Fully explain your ideas

To get an excellent score in the IELTS Task 2 writing section, one of the easiest and most effective tips is structuring your writing in the most solid format. A great argument essay structure may be divided to four paragraphs, in which comprises of four sentences (excluding the conclusion paragraph, which comprises of three sentences).

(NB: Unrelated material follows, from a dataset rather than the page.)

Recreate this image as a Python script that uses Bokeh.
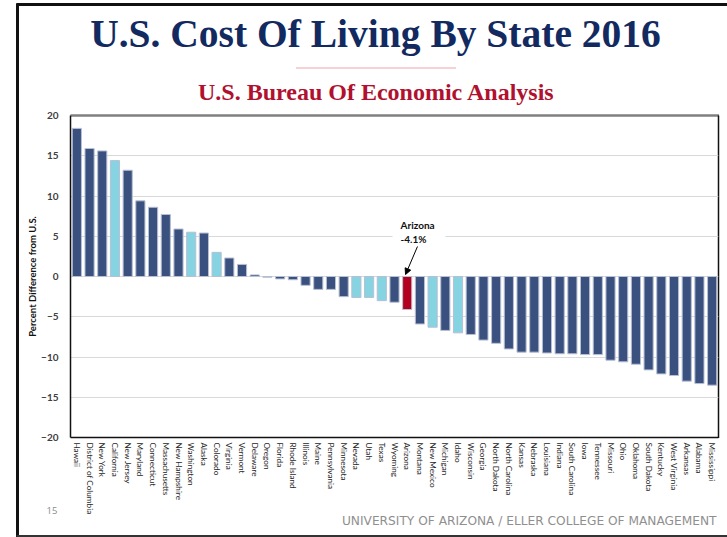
from bokeh.plotting import figure
from bokeh.models import (Range1d, FactorRange, FixedTicker, Label, Arrow, NormalHead,
                          ColumnDataSource, BoxAnnotation)
from bokeh.core.properties import value
from bokeh.embed import file_html
from bokeh.resources import INLINE

states = ["Hawaii", "District of Columbia", "New York", "California", "New Jersey", "Maryland",
          "Connecticut", "Massachusetts", "New Hampshire", "Washington", "Alaska", "Colorado",
          "Virginia", "Vermont", "Delaware", "Oregon", "Florida", "Rhode Island", "Illinois",
          "Maine", "Pennsylvania", "Minnesota", "Nevada", "Utah", "Texas", "Wyoming", "Arizona",
          "Montana", "New Mexico", "Michigan", "Idaho", "Wisconsin", "Georgia", "North Dakota",
          "North Carolina", "Kansas", "Nebraska", "Louisiana", "Indiana", "South Carolina", "Iowa",
          "Tennessee", "Missouri", "Ohio", "Oklahoma", "South Dakota", "Kentucky", "West Virginia",
          "Arkansas", "Alabama", "Mississippi"]
values = [18.4, 15.9, 15.6, 14.4, 13.2, 9.4, 8.6, 7.7, 5.9, 5.5, 5.4, 3.0, 2.3, 1.5, 0.2,
          -0.1, -0.3, -0.4, -1.1, -1.6, -1.6, -2.5, -2.6, -2.6, -3.0, -3.2, -4.1, -5.9, -6.3,
          -6.7, -7.0, -7.2, -7.9, -8.3, -9.0, -9.4, -9.4, -9.5, -9.6, -9.6, -9.7, -9.7, -10.4,
          -10.6, -10.9, -11.6, -12.1, -12.3, -13.0, -13.3, -13.5]
light_states = ["California", "Washington", "Colorado", "Oregon", "Nevada", "Utah", "Texas",
                "New Mexico", "Idaho"]
highlight_state = "Arizona"
highlight_text = "-4.1%"
y_ticks = [-20, -15, -10, -5, 0, 5, 10, 15, 20]
title_text = "U.S. Cost Of Living By State 2016"
subtitle_text = "U.S. Bureau Of Economic Analysis"
footer_text = "UNIVERSITY OF ARIZONA / ELLER COLLEGE OF MANAGEMENT"
page_number = "15"

NAVY = "#3a5180"
LIGHT = "#86d3e2"
RED = "#b3001f"
colors = [RED if s == highlight_state else (LIGHT if s in light_states else NAVY) for s in states]
src = ColumnDataSource(dict(state=states, value=values, color=colors))

W, H = 727, 537

# ---------- background layer (slide decoration, page-pixel coordinates) ----------
bg = figure(width=W, height=H, x_range=Range1d(0, W), y_range=Range1d(H, 0),
            min_border=0, x_axis_location=None, y_axis_location=None,
            toolbar_location=None, output_backend="svg")
bg.grid.visible = False
bg.outline_line_color = None
bg.background_fill_color = "white"
bg.border_fill_color = "white"

# slide border
bg.segment(x0=[17], y0=[3], x1=[17], y1=[537], line_color="#111111", line_width=3)
bg.segment(x0=[16], y0=[4], x1=[727], y1=[4], line_color="#111111", line_width=3)
bg.segment(x0=[16], y0=[535.5], x1=[727], y1=[535.5], line_color="#333333", line_width=2)
# chart frame top (gray) and right (black)
bg.segment(x0=[70], y0=[115], x1=[718.5], y1=[115], line_color="#7f7f7f", line_width=2.5)
bg.segment(x0=[718], y0=[115], x1=[718], y1=[437.5], line_color="#111111", line_width=1.5)
# dotted rule under the title
bg.segment(x0=[296], y0=[67.5], x1=[456], y1=[67.5], line_color="#d04a5a", line_width=1,
           line_dash="1 1")

bg.text(x=[375], y=[33], text=[title_text], text_font=value("Liberation Serif"),
        text_font_style="bold", text_font_size="39.5px", text_color="#122a5f",
        text_align="center", text_baseline="alphabetic")
bg.text(x=[376], y=[91], text=[subtitle_text], text_font=value("Liberation Serif"),
        text_font_style="bold", text_font_size="24px", text_color="#b1112e",
        text_align="center", text_baseline="alphabetic")
bg.text(x=[51.5], y=[510], text=[page_number], text_font=value("Open Sans"),
        text_font_size="9.5px", text_color="#8c8c8c", text_align="center",
        text_baseline="alphabetic")
bg.text(x=[716], y=[520], text=[footer_text], text_font=value("DejaVu Sans"),
        text_font_size="12.2px", text_color="#8f8f8f", text_align="right",
        text_baseline="alphabetic")

# ---------- chart layer (overlaid on top) ----------
p = figure(x_range=FactorRange(factors=states), y_range=Range1d(-20, 20),
           width=W, height=H, output_backend="svg", toolbar_location=None,
           min_border_left=70, min_border_right=9, min_border_top=115, min_border_bottom=100)
p.styles = {"position": "absolute", "top": "0px", "left": "0px"}
p.background_fill_color = None
p.border_fill_color = None
p.outline_line_color = None

p.vbar(x="state", top="value", bottom=0, width=0.72, source=src, fill_color="color",
       line_color="#b7bfd3", line_width=1)

p.xgrid.visible = False
p.ygrid.ticker = FixedTicker(ticks=y_ticks)
p.ygrid.grid_line_color = "#d9d9d9"
p.ygrid.grid_line_width = 1

p.yaxis.ticker = FixedTicker(ticks=y_ticks)
p.yaxis.axis_line_color = "#111111"
p.yaxis.axis_line_width = 1.5
p.yaxis.major_tick_line_color = None
p.yaxis.minor_tick_line_color = None
p.yaxis.major_tick_out = 0
p.yaxis.major_label_standoff = 12
p.yaxis.major_label_text_font = "Lato"
p.yaxis.major_label_text_font_style = "bold"
p.yaxis.major_label_text_font_size = "10px"
p.yaxis.major_label_text_color = "#404040"
p.yaxis.axis_label = "Percent Difference from U.S."
p.yaxis.axis_label_text_font = "Lato"
p.yaxis.axis_label_text_font_style = "bold"
p.yaxis.axis_label_text_font_size = "9.5px"
p.yaxis.axis_label_text_color = "#111111"
p.yaxis.axis_label_standoff = 0

p.xaxis.axis_line_color = "#111111"
p.xaxis.axis_line_width = 1.5
p.xaxis.major_tick_line_color = None
p.xaxis.major_tick_out = 0
p.xaxis.major_label_standoff = 5
p.xaxis.major_label_orientation = "vertical"
p.xaxis.major_label_text_font = "Lato"
p.xaxis.major_label_text_font_size = "8.2px"
p.xaxis.major_label_text_color = "#262626"

# annotation for Arizona
p.add_layout(BoxAnnotation(left=25.34, right=29.51, bottom=4.8, top=5.2,
                           fill_color="white", fill_alpha=1, line_color=None))
p.add_layout(Label(x=25.97, y=6.34, text=highlight_state, text_baseline="alphabetic",
                   text_font="Lato", text_font_style="bold", text_font_size="10px",
                   text_color="#111111"))
p.add_layout(Label(x=25.97, y=4.6, text=highlight_text, text_baseline="alphabetic",
                   text_font="Lato", text_font_style="bold", text_font_size="10px",
                   text_color="#111111"))
p.add_layout(Arrow(x_start=27.31, y_start=3.73, x_end=26.37, y_end=0.25,
                   end=NormalHead(size=6, fill_color="black", line_color="black"),
                   line_color="black", line_width=1))

open("out.html", "w").write(file_html([bg, p], INLINE))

For we to consider an essay structure a great one, it should be looking like this:

  • Paragraph 1 - Introduction
    • Sentence 1 - Background statement
    • Sentence 2 - Detailed background statement
    • Sentence 3 - Thesis
    • Sentence 4 - Outline sentence
  • Paragraph 2 - First supporting paragraph
    • Sentence 1 - Topic sentence
    • Sentence 2 - Example
    • Sentence 3 - Discussion
    • Sentence 4 - Conclusion
  • Paragraph 3 - Second supporting paragraph
    • Sentence 1 - Topic sentence
    • Sentence 2 - Example
    • Sentence 3 - Discussion
    • Sentence 4 - Conclusion
  • Paragraph 4 - Conclusion
    • Sentence 1 - Summary
    • Sentence 2 - Restatement of thesis
    • Sentence 3 - Prediction or recommendation

Our recommended essay structure above comprises of fifteen (15) sentences, which will make your essay approximately 250 to 275 words.